Restate the listing below word for word, omitting any images.
* * *
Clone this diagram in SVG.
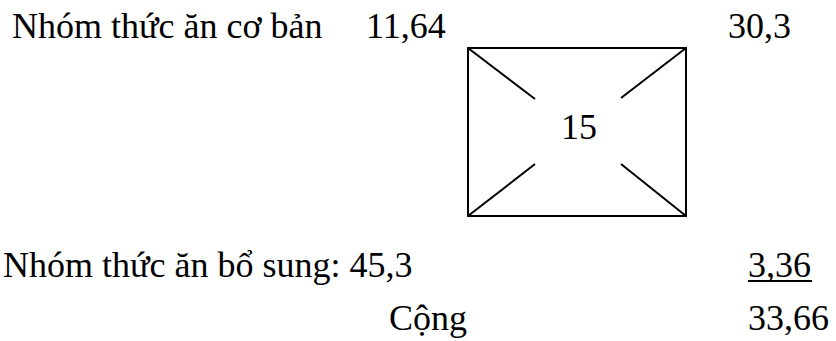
<svg xmlns="http://www.w3.org/2000/svg" width="836" height="341" viewBox="0 0 836 341">
<style>
.ln{stroke:#000;stroke-width:2;fill:none}
</style>
<rect width="836" height="341" fill="#fff"/>
<g id="labels">
<text x="12" y="38" font-family="Liberation Serif" font-size="36">Nhóm thức ăn cơ bản</text>
<text x="366" y="38" font-family="Liberation Serif" font-size="36">11,64</text>
<text x="728" y="38" font-family="Liberation Serif" font-size="36">30,3</text>
<text x="3" y="277" font-family="Liberation Serif" font-size="36">Nhóm thức ăn bổ sung: 45,3</text>
<text x="748" y="277" font-family="Liberation Serif" font-size="36">3,36</text>
<line class="ln" x1="748" y1="281" x2="812" y2="281"/>
<text x="389" y="330" font-family="Liberation Serif" font-size="36">Cộng</text>
<text x="748" y="330" font-family="Liberation Serif" font-size="36">33,66</text>
</g>
<g id="box">
<rect class="ln" x="468" y="48" width="218" height="168"/>
<text x="579" y="139" text-anchor="middle" font-family="Liberation Serif" font-size="36">15</text>
</g>
<g id="connectors">
<line class="ln" x1="468" y1="48" x2="535" y2="99"/>
<line class="ln" x1="686" y1="48" x2="621" y2="98"/>
<line class="ln" x1="468" y1="216" x2="535" y2="164"/>
<line class="ln" x1="686" y1="216" x2="621" y2="164"/>
</g>
</svg>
* * *
Result of the exercise:
Clone this diagram in SVG.
<svg xmlns="http://www.w3.org/2000/svg" width="836" height="341" viewBox="0 0 836 341">
<style>
.ln{stroke:#000;stroke-width:2;fill:none}
</style>
<rect width="836" height="341" fill="#fff"/>
<g id="labels">
<text x="12" y="38" font-family="Liberation Serif" font-size="36">Nhóm thức ăn cơ bản</text>
<text x="366" y="38" font-family="Liberation Serif" font-size="36">11,64</text>
<text x="728" y="38" font-family="Liberation Serif" font-size="36">30,3</text>
<text x="3" y="277" font-family="Liberation Serif" font-size="36">Nhóm thức ăn bổ sung: 45,3</text>
<text x="748" y="277" font-family="Liberation Serif" font-size="36">3,36</text>
<line class="ln" x1="748" y1="281" x2="812" y2="281"/>
<text x="389" y="330" font-family="Liberation Serif" font-size="36">Cộng</text>
<text x="748" y="330" font-family="Liberation Serif" font-size="36">33,66</text>
</g>
<g id="box">
<rect class="ln" x="468" y="48" width="218" height="168"/>
<text x="579" y="139" text-anchor="middle" font-family="Liberation Serif" font-size="36">15</text>
</g>
<g id="connectors">
<line class="ln" x1="468" y1="48" x2="535" y2="99"/>
<line class="ln" x1="686" y1="48" x2="621" y2="98"/>
<line class="ln" x1="468" y1="216" x2="535" y2="164"/>
<line class="ln" x1="686" y1="216" x2="621" y2="164"/>
</g>
</svg>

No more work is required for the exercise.